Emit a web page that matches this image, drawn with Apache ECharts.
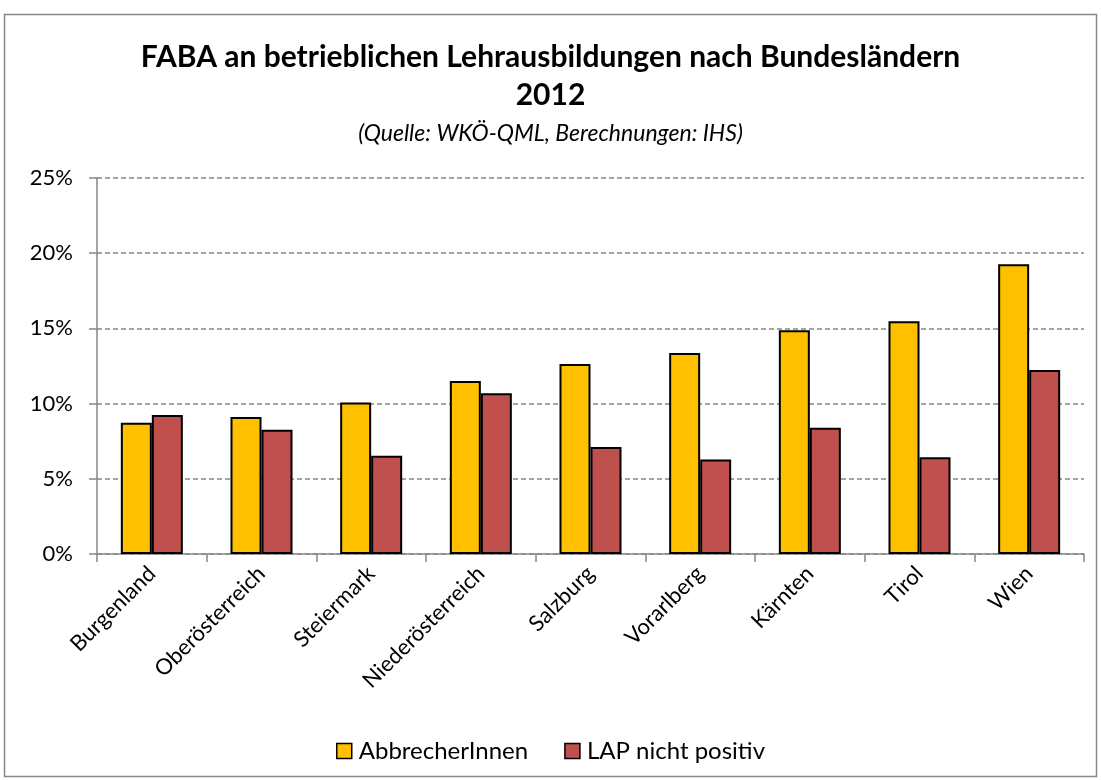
<!DOCTYPE html>
<html><head><meta charset="utf-8">
<script src="https://cdn.jsdelivr.net/npm/echarts@6/dist/echarts.min.js"></script>
<style>html,body{margin:0;padding:0;background:#fff}#c{width:1101px;height:780px}</style>
</head><body><div id="c"></div>
<script>
const categories = ['Burgenland','Oberösterreich','Steiermark','Niederösterreich','Salzburg','Vorarlberg','Kärnten','Tirol','Wien'];
const abbrecher = [8.73, 9.11, 10.07, 11.5, 12.64, 13.36, 14.87, 15.47, 19.27];
const lapNichtPositiv = [9.24, 8.26, 6.54, 10.69, 7.11, 6.29, 8.4, 6.44, 12.24];
const yTicks = [0, 5, 10, 15, 20, 25];

const font = 'Lato, "Open Sans", sans-serif';
const chart = echarts.init(document.getElementById('c'));
chart.setOption({
  animation: false,
  textStyle: { fontFamily: font, color: '#000' },
  graphic: [
    { type: 'rect', shape: { x: 4.5, y: 14.5, width: 1092, height: 762 }, style: { fill: 'none', stroke: '#868686', lineWidth: 1.5 }, z: -1 },
    { type: 'text', left: 'center', top: 42, style: { text: 'FABA an betrieblichen Lehrausbildungen nach Bundesländern', font: 'bold 30px ' + font, fill: '#000' } },
    { type: 'text', left: 'center', top: 80, style: { text: '2012', font: 'bold 30px ' + font, fill: '#000' } },
    { type: 'text', left: 'center', top: 122, style: { text: '(Quelle: WKÖ-QML, Berechnungen: IHS)', font: 'italic 23px ' + font, fill: '#000' } }
  ],
  legend: {
    top: 734, left: 'center', itemWidth: 15, itemHeight: 15, itemGap: 36,
    textStyle: { fontSize: 24, fontFamily: font, color: '#000', padding: [0, 0, 0, 2] },
    data: [
      { name: 'AbbrecherInnen', icon: 'rect', itemStyle: { borderColor: '#000', borderWidth: 1.5 } },
      { name: 'LAP nicht positiv', icon: 'rect', itemStyle: { borderColor: '#000', borderWidth: 1.5 } }
    ]
  },
  grid: { left: 97, right: 17, top: 178, bottom: 226, containLabel: false },
  xAxis: {
    type: 'category', data: categories,
    axisLine: { lineStyle: { color: '#868686', width: 1.5 } },
    axisTick: { show: true, length: 8, lineStyle: { color: '#868686', width: 1.5 } },
    axisLabel: { rotate: 45, fontSize: 22, color: '#000', fontFamily: font, margin: 16 }
  },
  yAxis: {
    type: 'value', min: 0, max: 25, interval: 5,
    axisLine: { show: true, lineStyle: { color: '#868686', width: 1.5 } },
    axisTick: { show: true, length: 8, lineStyle: { color: '#868686', width: 1.5 } },
    axisLabel: { fontSize: 22, color: '#000', fontFamily: font, margin: 24, formatter: v => yTicks.includes(v) ? v + '%' : '' },
    splitLine: { show: true, lineStyle: { color: '#868686', type: [5, 3], width: 1.5 } }
  },
  series: [
    { name: 'AbbrecherInnen', type: 'bar', data: abbrecher, barWidth: 31, barGap: '0%',
      itemStyle: { color: '#FFC000', borderColor: '#000', borderWidth: 2 } },
    { name: 'LAP nicht positiv', type: 'bar', data: lapNichtPositiv, barWidth: 31, barGap: '0%',
      itemStyle: { color: '#C0504D', borderColor: '#000', borderWidth: 2 } }
  ]
});
</script></body></html>
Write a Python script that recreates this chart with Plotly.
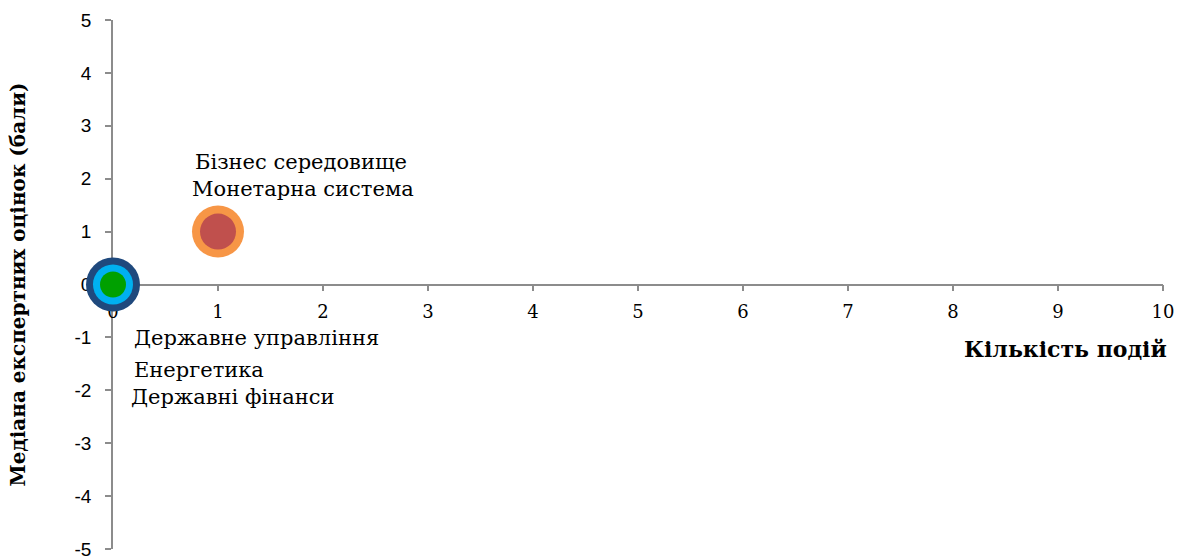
import plotly.graph_objects as go

# Data
names = ["Державне управління", "Енергетика", "Державні фінанси", "Бізнес середовище", "Монетарна система"]
events = [0, 0, 0, 1, 1]
medians = [0, 0, 0, 1, 1]
bubble_sizes = [54, 40, 26, 52, 36]
colors = ["#1F497D", "#00B0F0", "#00A000", "#F79646", "#C0504D"]

x_ticks = list(range(0, 11))
y_ticks = list(range(-5, 6))

fig = go.Figure()
for n, xv, yv, s, c in zip(names, events, medians, bubble_sizes, colors):
    fig.add_trace(go.Scatter(
        x=[xv], y=[yv], mode="markers", name=n,
        marker=dict(size=s, sizemode="diameter", color=c, line=dict(width=0), opacity=1),
        cliponaxis=False, showlegend=False,
    ))

serif = "DejaVu Serif"
label_font = dict(family=serif, size=21, color="#000000")

# Data labels
fig.add_annotation(x=1, y=1, xref="x", yref="y", text="Бізнес середовище", showarrow=False,
                   xanchor="center", yanchor="middle", xshift=83, yshift=70, font=label_font)
fig.add_annotation(x=1, y=1, xref="x", yref="y", text="Монетарна система", showarrow=False,
                   xanchor="center", yanchor="middle", xshift=85, yshift=43, font=label_font)
fig.add_annotation(x=0, y=0, xref="x", yref="y", text="Державне управління", showarrow=False,
                   xanchor="left", yanchor="middle", xshift=19, yshift=-53, font=label_font)
fig.add_annotation(x=0, y=0, xref="x", yref="y", text="Енергетика", showarrow=False,
                   xanchor="left", yanchor="middle", xshift=19, yshift=-85, font=label_font)
fig.add_annotation(x=0, y=0, xref="x", yref="y", text="Державні фінанси", showarrow=False,
                   xanchor="left", yanchor="middle", xshift=16, yshift=-112, font=label_font)

# X axis title (right side)
fig.add_annotation(x=1.0, y=0.5, xref="paper", yref="paper", text="<b>Кількість подій</b>",
                   showarrow=False, xanchor="right", yanchor="middle", xshift=6, yshift=-64,
                   font=dict(family=serif, size=22, color="#000000"))

fig.update_layout(
    width=1182, height=556,
    margin=dict(l=113, r=19, t=20, b=7),
    paper_bgcolor="white", plot_bgcolor="white",
    xaxis=dict(
        range=[0, 10], tickvals=x_ticks, ticktext=[str(v) for v in x_ticks],
        anchor="free", position=0.5, layer="below traces", automargin=False,
        showline=True, linecolor="#8C8C8C", linewidth=1.5,
        ticks="outside", ticklen=6, tickcolor="#8C8C8C", tickwidth=1.5,
        showgrid=False, zeroline=False,
        tickfont=dict(family=serif, size=18, color="#000000"),
        ticklabelstandoff=5, ticklabeloverflow="allow",
    ),
    yaxis=dict(
        range=[-5, 5], tickvals=y_ticks, ticktext=[str(v) for v in y_ticks],
        layer="below traces", automargin=False,
        showline=True, linecolor="#8C8C8C", linewidth=1.5,
        ticks="outside", ticklen=6, tickcolor="#8C8C8C", tickwidth=1.5,
        showgrid=False, zeroline=False,
        tickfont=dict(family="Liberation Sans", size=19, color="#000000"),
        ticklabelstandoff=10, ticklabeloverflow="allow",
        title=dict(text="<b>Медіана експертних оцінок (бали)</b>", standoff=44,
                   font=dict(family=serif, size=20, color="#000000")),
    ),
)

fig.write_html("out.html", config={"displayModeBar": False},
               post_script="document.body.style.margin='0';")
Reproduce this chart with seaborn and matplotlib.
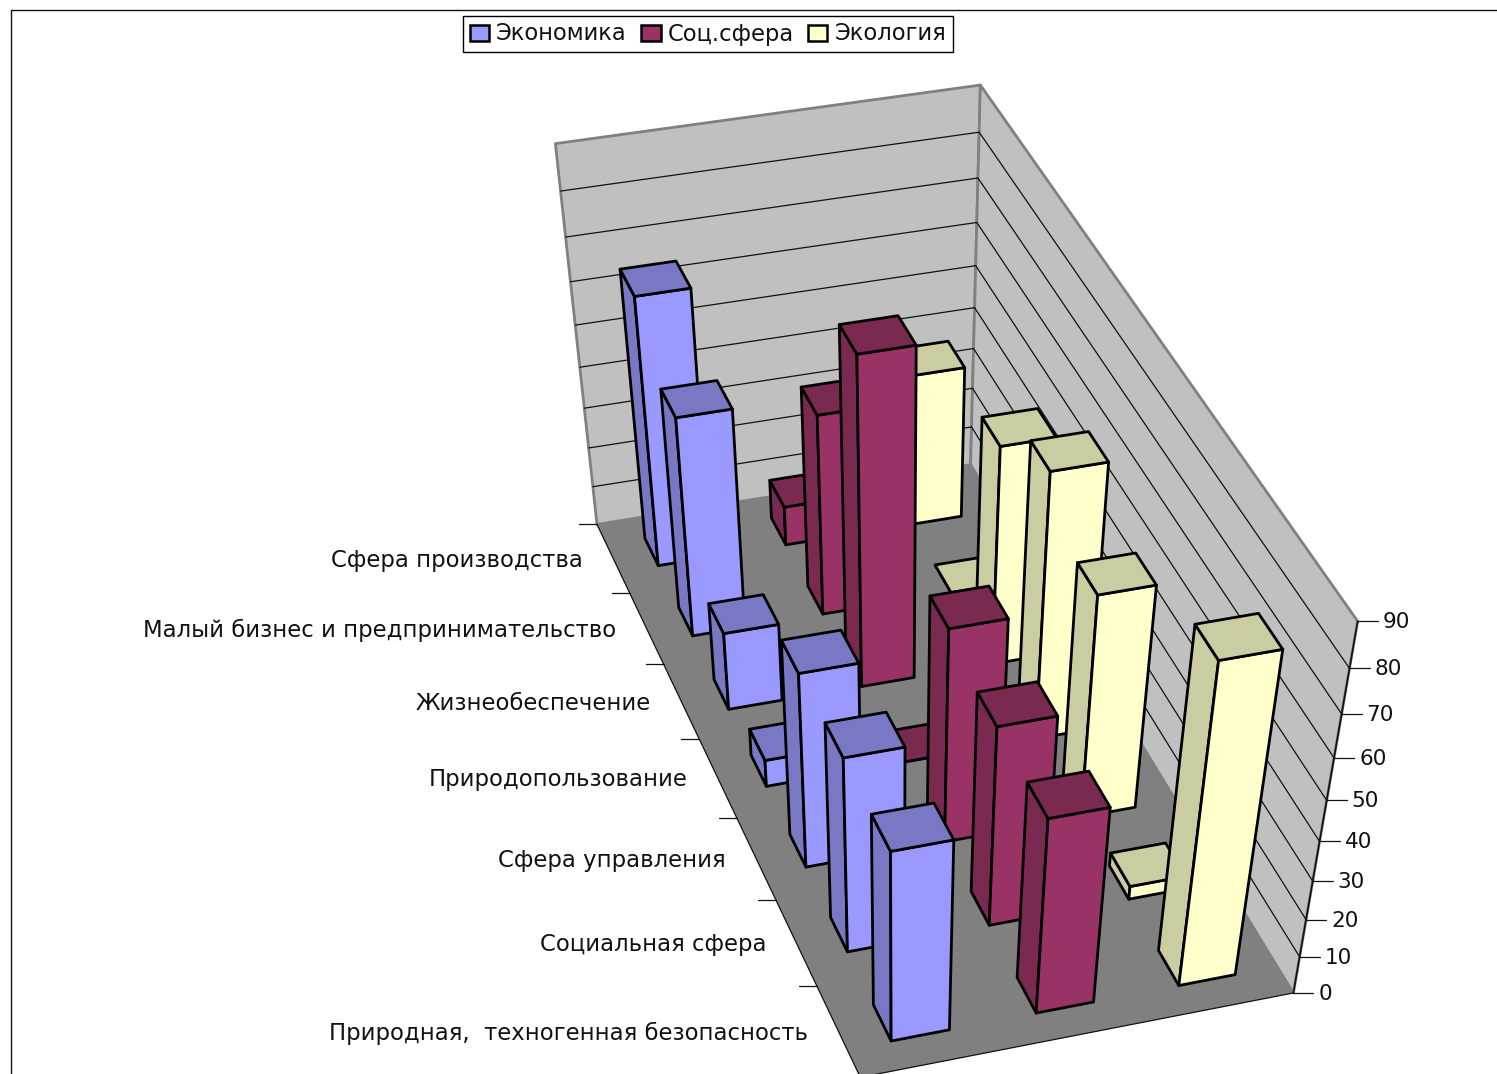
import numpy as np
import pandas as pd
import matplotlib
matplotlib.use("Agg")
import matplotlib.pyplot as plt
from matplotlib.patches import Polygon, Patch
import seaborn as sns

categories = ["Сфера производства", "Малый бизнес и предпринимательство",
              "Жизнеобеспечение", "Природопользование", "Сфера управления",
              "Социальная сфера", "Природная,  техногенная безопасность"]
series_names = ["Экономика", "Соц.сфера", "Экология"]
economy = [66, 54.5, 20, 7, 49.5, 50, 49.5]
social = [10, 50, 80, 0, 54, 51, 50.5]
ecology = [38, 0, 54.5, 66, 56, 3.5, 80]
value_ticks = list(range(0, 100, 10))

front_colors = ["#9999FF", "#993366", "#FFFFCC"]
shade_colors = ["#7878C4", "#7A2950", "#CCCCA3"]

sns.set_theme(style="white")
plt.rcParams["font.family"] = ["DejaVu Sans"]

W, H = 1497, 1074
fig = plt.figure(figsize=(W / 100, H / 100), dpi=100)
ax = fig.add_axes([0, 0, 1, 1])
ax.set_xlim(0, W)
ax.set_ylim(H, 0)
ax.axis("off")

# Perspective camera fitted to the box: (category, series share, value) -> canvas
box_refs = np.array([
    (0, 0, 0, 598, 522), (7, 0, 0, 862, 1078), (7, 1, 0, 1292, 993),
    (0, 1, 0, 970, 465), (0, 0, 90, 554, 145), (0, 1, 90, 982, 85),
    (7, 1, 90, 1357, 619), (7, 1, 50, 1327, 801), (7, 1, 30, 1313, 882),
    (7, 1, 10, 1300, 957), (3, 0, 0, 698, 741), (6, 0, 0, 817, 985),
], dtype=float)
rows, rhs = [], []
for c, s, z, u, v in box_refs:
    rows.append([c, s, z, 1, 0, 0, 0, 0, -u * c, -u * s, -u * z])
    rows.append([0, 0, 0, 0, c, s, z, 1, -v * c, -v * s, -v * z])
    rhs += [u, v]
cam = np.linalg.lstsq(np.array(rows), np.array(rhs), rcond=None)[0]
cam = np.append(cam, 1.0).reshape(3, 4)


def project(c, s, z):
    x, y, w = cam @ np.array([c, s, z, 1.0])
    return x / w, y / w


def face(points, color, lw=0.0, edge="black", z=1):
    ax.add_patch(Polygon([project(*p) for p in points], closed=True,
                         facecolor=color, edgecolor=edge, linewidth=lw,
                         joinstyle="round", zorder=z))


n_cat = len(categories)
top_z = value_ticks[-1]

# Walls and floor
face([(0, 0, 0), (0, 1, 0), (0, 1, top_z), (0, 0, top_z)], "#C0C0C0", 2.0, "#808080")
face([(0, 1, 0), (n_cat, 1, 0), (n_cat, 1, top_z), (0, 1, top_z)], "#C0C0C0", 2.0, "#808080")
face([(0, 0, 0), (n_cat, 0, 0), (n_cat, 1, 0), (0, 1, 0)], "#808080", 0, z=1.5)


def segment(a, b, lw=0.9, color="#111111", z=2):
    pa, pb = project(*a), project(*b)
    ax.plot([pa[0], pb[0]], [pa[1], pb[1]], color=color, lw=lw, zorder=z,
            solid_capstyle="round")


for v in value_ticks[1:-1]:
    segment((0, 0, v), (0, 1, v))
    segment((0, 1, v), (n_cat, 1, v))
segment((0, 0, 0), (n_cat, 0, 0))
segment((n_cat, 0, 0), (n_cat, 1, 0))
segment((n_cat, 1, 0), (n_cat, 1, top_z), lw=1.2)

# Value axis on the front right corner
for v in value_ticks:
    x, y = project(n_cat, 1, v)
    ax.plot([x, x + 20], [y, y], color="#111111", lw=0.9, zorder=2)
    ax.text(x + 25, y + 1, str(v), ha="left", va="center", fontsize=15.5, color="#111111")

# Category axis on the front left edge
for i in range(n_cat):
    x, y = project(i, 0, 0)
    ax.plot([x - 18, x], [y, y], color="#111111", lw=0.9, zorder=2)
    x, y = project(i + 0.5, 0, 0)
    ax.text(x - 30, y + 2, categories[i], ha="right", va="center", fontsize=16.4, color="#111111")

# Columns, back rows first and right series first inside a row
table = pd.DataFrame({"category": range(n_cat), series_names[0]: economy,
                      series_names[1]: social, series_names[2]: ecology})
table = table.melt("category", var_name="series", value_name="value")
table["k"] = table["series"].map({n: i for i, n in enumerate(series_names)})
table = table.sort_values(["category", "k"], ascending=[True, False])

bar_fraction = 0.4
margin = (1 - bar_fraction) / 2
order = 3.0
for row in table.itertuples():
    c0, c1 = row.category + margin, row.category + 1 - margin
    s0, s1 = (row.k + margin) / 3, (row.k + 1 - margin) / 3
    h = row.value
    front, shade = front_colors[row.k], shade_colors[row.k]
    face([(c1, s0, 0), (c0, s0, 0), (c0, s0, h), (c1, s0, h)], shade, 2.0, z=order)
    face([(c1, s0, 0), (c1, s1, 0), (c1, s1, h), (c1, s0, h)], front, 2.0, z=order + 0.01)
    face([(c0, s0, h), (c0, s1, h), (c1, s1, h), (c1, s0, h)], shade, 2.0, z=order + 0.02)
    order += 0.1

# Chart area frame: top and left rules only
ax.plot([11, W], [10, 10], color="#111111", lw=1.0, zorder=2)
ax.plot([11, 11], [10, H], color="#111111", lw=1.0, zorder=2)

handles = [Patch(facecolor=c, edgecolor="black", linewidth=1.8) for c in front_colors]
leg = ax.legend(handles, series_names, ncols=3, loc="center",
                bbox_to_anchor=(708, 34), bbox_transform=ax.transData,
                frameon=True, fancybox=False, framealpha=1, edgecolor="black",
                fontsize=16.3, handlelength=0.85, handleheight=0.7,
                handletextpad=0.3, columnspacing=0.65, borderpad=0.3,
                borderaxespad=0, labelcolor="#111111")
leg.get_frame().set_linewidth(1.0)

fig.savefig("out.png", dpi=100)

** Exercise task **
Using the entries above, repeat exactly the lines from the one with "Reproduce this chart" to the one with "import seaborn as sns", both included, and leave the pictures behind.

** Reply **
Reproduce this chart with seaborn and matplotlib.
import numpy as np
import pandas as pd
import matplotlib
matplotlib.use("Agg")
import matplotlib.pyplot as plt
from matplotlib.patches import Polygon, Patch
import seaborn as sns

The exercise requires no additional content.